Colma Cemetery — San Francisco’s City of the Dead

This commuting life post is both reflection and about the horse. With the horse, I think I’ve reached some sort of critical mass with rentals where free upgrades are now a part of the package. So, this is my second Mustang in a row and I’m wondering if I’m going to run out of monuments to visit in San Francisco.

The plan was to drive across the Bay Bridge a few times because it’s recently re-opened and people are still talking about it.

But, this horse didn’t have a click-y/swing-y thing on the window that allows me to pay for the bridge toll automatically as I cross. And, if there’s one thing I’ve learned about the Bay Area Toll Authority, it’s that they will consistently mess up your bridge crossing payment if you don’t use a click-y/swing-y thing.

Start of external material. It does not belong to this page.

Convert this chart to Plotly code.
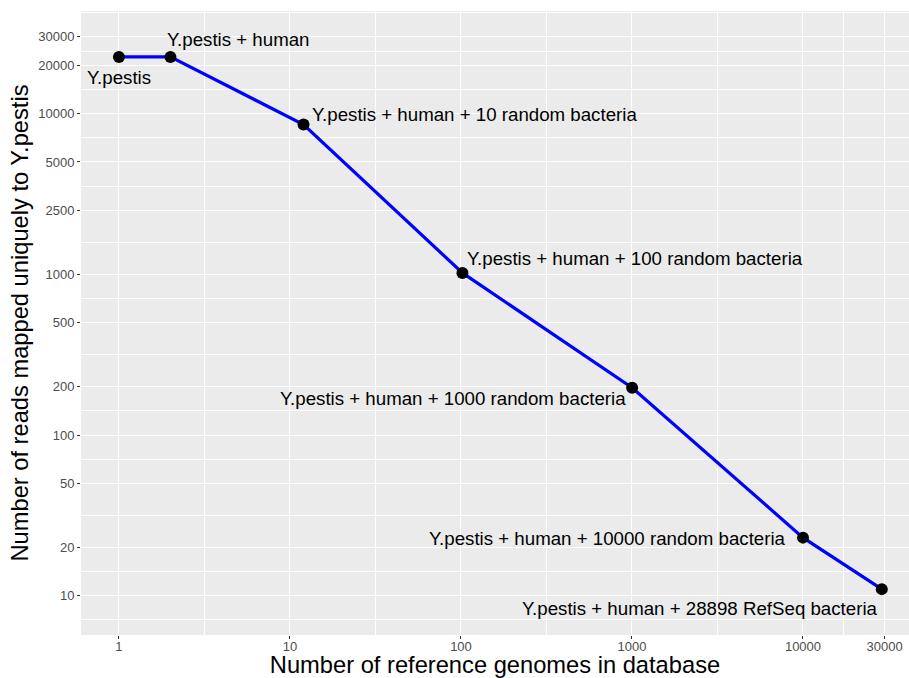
import numpy as np
import plotly.graph_objects as go

# Data
genomes = [1, 2, 12, 102, 1002, 10002, 28900]
reads = [22500, 22500, 8550, 1020, 197, 23, 11]
labels = [
    "Y.pestis",
    "Y.pestis + human",
    "Y.pestis + human + 10 random bacteria",
    "Y.pestis + human + 100 random bacteria",
    "Y.pestis + human + 1000 random bacteria",
    "Y.pestis + human + 10000 random bacteria",
    "Y.pestis + human + 28898 RefSeq bacteria",
]
x_ticks = [1, 10, 100, 1000, 10000, 30000]
y_ticks = [10, 20, 50, 100, 200, 500, 1000, 2500, 5000, 10000, 20000, 30000]

# label placement (styling)
label_anchor = ["center", "left", "left", "left", "right", "right", "right"]
label_xshift = [0, -5, 6, 3, -4, -15, -2]
label_yshift = [-21, 17, 10, 14, -11, -1, -19]

x_range = [-0.222, 4.62]
y_range = [0.756, 4.638]

FONT = "Liberation Sans, Arial, sans-serif"


def minor_breaks(ticks, rng):
    b = list(np.log10(ticks))
    bd = b[1] - b[0]
    if rng[0] < b[0]:
        b = [b[0] - bd] + b
    if rng[1] > b[-1]:
        b = b + [b[-1] + bd]
    mids = [(b[i] + b[i + 1]) / 2 for i in range(len(b) - 1)]
    return [10 ** m for m in mids if rng[0] <= m <= rng[1]]


fig = go.Figure()
fig.add_trace(go.Scatter(
    x=genomes, y=reads, mode="lines",
    line=dict(color="#0000FF", width=3.2),
    hoverinfo="skip", showlegend=False,
))
fig.add_trace(go.Scatter(
    x=genomes, y=reads, mode="markers",
    marker=dict(color="black", size=12),
    showlegend=False,
))

for gx, gy, txt, anc, xs, ys in zip(genomes, reads, labels, label_anchor, label_xshift, label_yshift):
    fig.add_annotation(
        x=np.log10(gx), y=np.log10(gy), text=txt, showarrow=False,
        xanchor=anc, yanchor="middle", xshift=xs, yshift=ys,
        font=dict(family=FONT, size=18.7, color="black"),
    )

axis_common = dict(
    type="log",
    showgrid=True, gridcolor="white", gridwidth=1.4,
    ticks="outside", ticklen=3, tickcolor="#333333", tickwidth=1,
    tickfont=dict(family=FONT, size=13, color="#4D4D4D"),
    zeroline=False, showline=False,
)

fig.update_xaxes(
    **axis_common,
    range=x_range,
    tickmode="array", tickvals=x_ticks, ticktext=[str(v) for v in x_ticks],
    ticklabelstandoff=-4,
    minor=dict(tickvals=minor_breaks(x_ticks, x_range), showgrid=True,
               gridcolor="white", gridwidth=0.7, ticks=""),
    title=dict(text="Number of reference genomes in database",
               font=dict(family=FONT, size=23.7, color="black"),
               standoff=4),
)
fig.update_yaxes(
    **axis_common,
    range=y_range,
    tickmode="array", tickvals=y_ticks, ticktext=[str(v) for v in y_ticks],
    minor=dict(tickvals=minor_breaks(y_ticks, y_range), showgrid=True,
               gridcolor="white", gridwidth=0.7, ticks=""),
    title=dict(text="Number of reads mapped uniquely to Y.pestis",
               font=dict(family=FONT, size=23.7, color="black"),
               standoff=2),
)

fig.update_layout(
    width=909, height=678,
    margin=dict(l=81, r=0, t=11, b=43, autoexpand=False),
    plot_bgcolor="#EBEBEB", paper_bgcolor="white",
    showlegend=False,
)

fig.write_html("out.html")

Plus, I needed some quiet reflection time and I decided to head over to a massively huge site that’s not a monument per se, but hugely important to San Francisco. So, this week’s monument is the Town of Colma, a.k.a. San Francisco’s graveyard.

Back in the early 1900s, the city of San Francisco decided that dead people should be moved outside of the city, so they sent out eviction notices in 1912, dug everyone up, and moved them to Colma.

I’m not sure why… perhaps it’s a safety thing with earthquakes and diseases that like to make a comeback via water (like cholera and yellow fever). I did notice that entire rows of gravestones were tilted sideways… consistently, which means the earth has moved enough to shift headstones.

If this is happening on the surface, then I can guarantee it’s probably a mess underground. Who knows where bodies have migrated. It’s probably a huge party under the grass.

There are many many different graves in Colma… 2 million-ish worth. That’s bigger than Glasnevin in Dublin and double the size of a city like Calgary. It doesn’t seem like a lot until you wander over a hill and suddenly it’s graves as far as the eye can see; it truly is a necropolis and an incredibly humbling reminder to enjoy life, stay healthy, and not take things for granted.

There are multiple graveyards for different denominations. I wandered Woodlawn Memorial Park before driving over to Cypress Lawn Memorial Park and eventually climbing over a stone wall to get into Hills of Eternity.

I had no goal in mind except to avoid people and find balance after three weeks of endless exhausting travel. All are beautiful and quiet. I even managed to discover Wyatt Earp’s grave (Hills of Eternity Memorial Park, D.2. if anyone is interested in visiting). While here a creepy cold fog quickly rolled in and added to the ambience.

People in the U.S. don’t seem to like to visit cemeteries except to pay respects to family members. But, I find graveyards remind me of the balance between life and death. And, it reminds me that at the end of my life I want to look back and say, “I had an incredible life” and not “I wish I’d lived more.”

The best part of it the visit was watching two young kids having fun playing soccer around “Abuela” who was buried somewhere near them.

1 comment on “Colma Cemetery — San Francisco’s City of the DeadAdd yours →

  1. Love those old cemeteries for their historical value. The cemeteries around here (NS) are full of monuments to pioneers, old sea captains, artists, politicians, etc.